Un roman à déguster sans modération.

L’échange d’Eugénie Almeida

Présentation de l’éditeur : 

À la sortie d’un bar, une jeune femme menace un inconnu puis retourne son revolver contre elle-même et se suicide, ça ne regarde pas la police. “Tout au plus un épisode confus. Sans danger pour les tiers.”
Mais Guyot, le journaliste, s’obstine. Il veut comprendre. Il consulte des archives. Il lit les cahiers de la victime. Il cherche. Il ne voit pas les signaux d’alarme.
Parfois, il vaut mieux laisser tomber. L’importance du passé est surestimée. Si les gens restaient tranquilles, tout irait mieux.

Mon avis  (court, parce que je suis fatiguée par des bobos de santé qui s’accumulent) : 

Ce livre est percutant, efficace, que ce soit dans son écriture, sèche et cruelle, ou dans la construction de son intrigue. Un livre dont je n’ai pas vu passer la lecture tant l’action va vite, très vite.

Nous sommes en Argentine, et la dictature, ce n’était pas si loin. Il est encore des personnes qui sont nostalgiques de cette période, des personnes qui ont encore de lourds secrets à cacher, et des personnes qui sont assez bêtes pour vouloir parler de leur passé, sans penser aux conséquences – pour eux, pour les leurs, pour les autres. Surtout quand leur ami, leur protecteur est froid, cynique, et prêt à tout pour être totalement tranquille.

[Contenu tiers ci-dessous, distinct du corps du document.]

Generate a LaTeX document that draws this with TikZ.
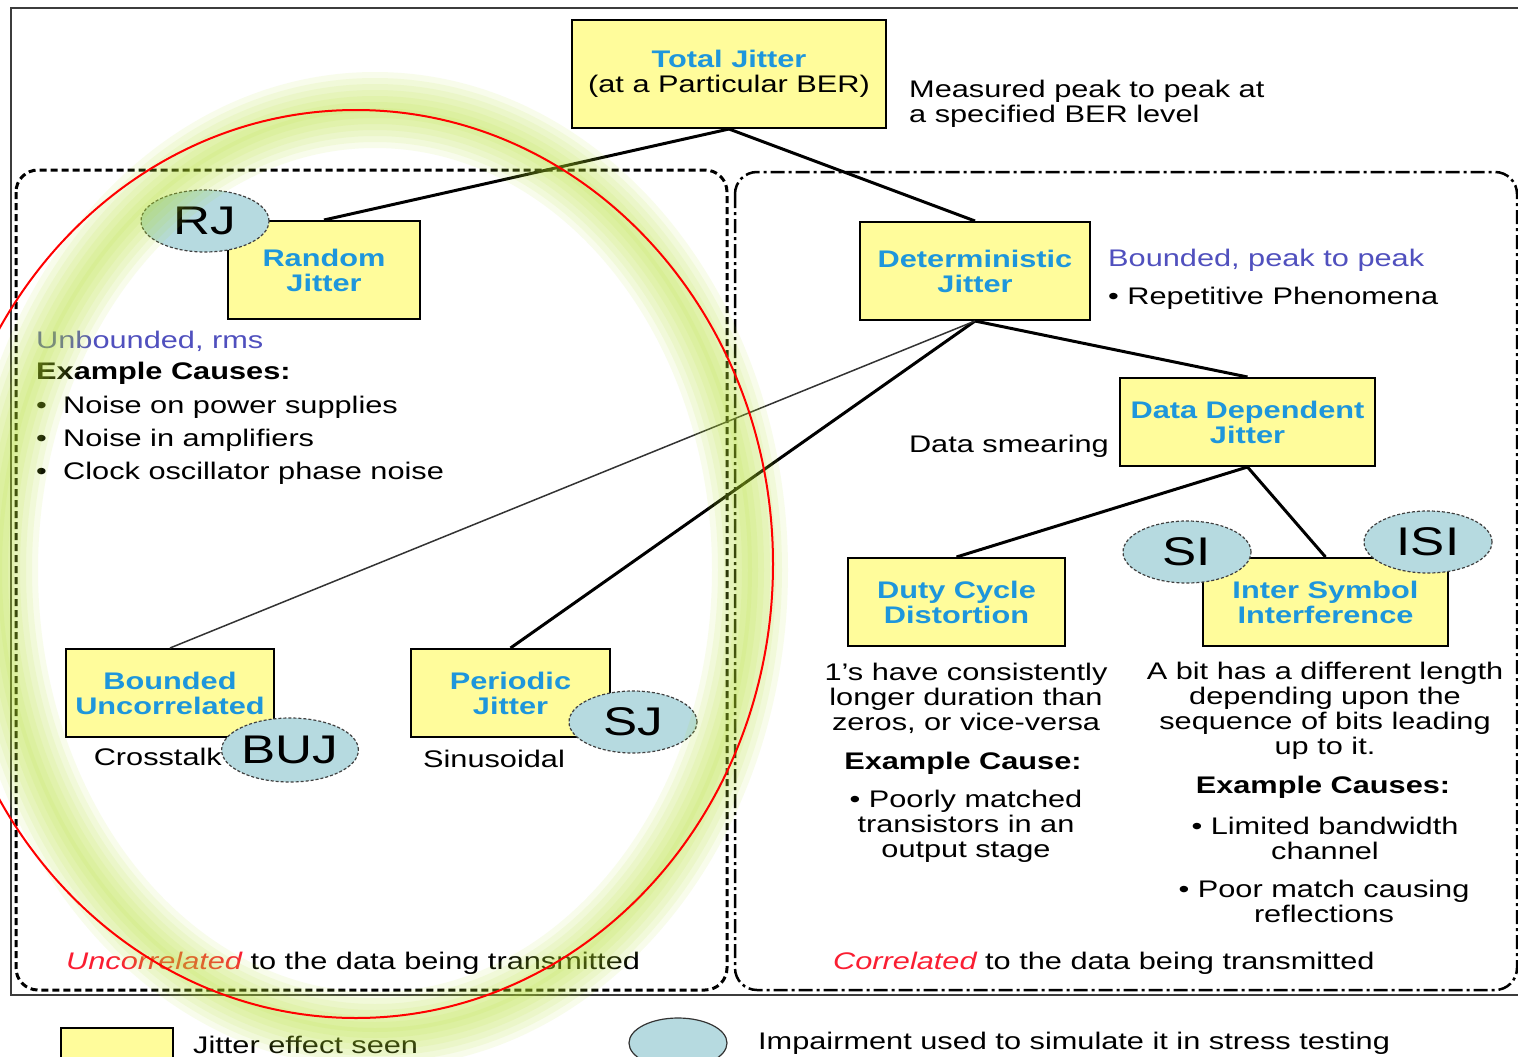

Il faut dire que ceux-ci, ces nostalgiques, ces profiteurs, ceux qui s’en sont mis plein les poches et ont profité aussi pour faire à peu près tout ce qu’ils voulaient, sont partout, y compris dans la police : il est dur de revenir à une vie où tous les coups ne sont plus permis. Dans ce roman, on n’est plus au stade où l’on ramasse les pots cassés, l’on en est à celui où, si l’on survit, l’on se planque le plus loin et le plus vite possible. Si l’on parvient à survivre.

J’ai tellement aimé ce roman que je suis allée emprunter à la bibliothèque un autre titre de cette autrice.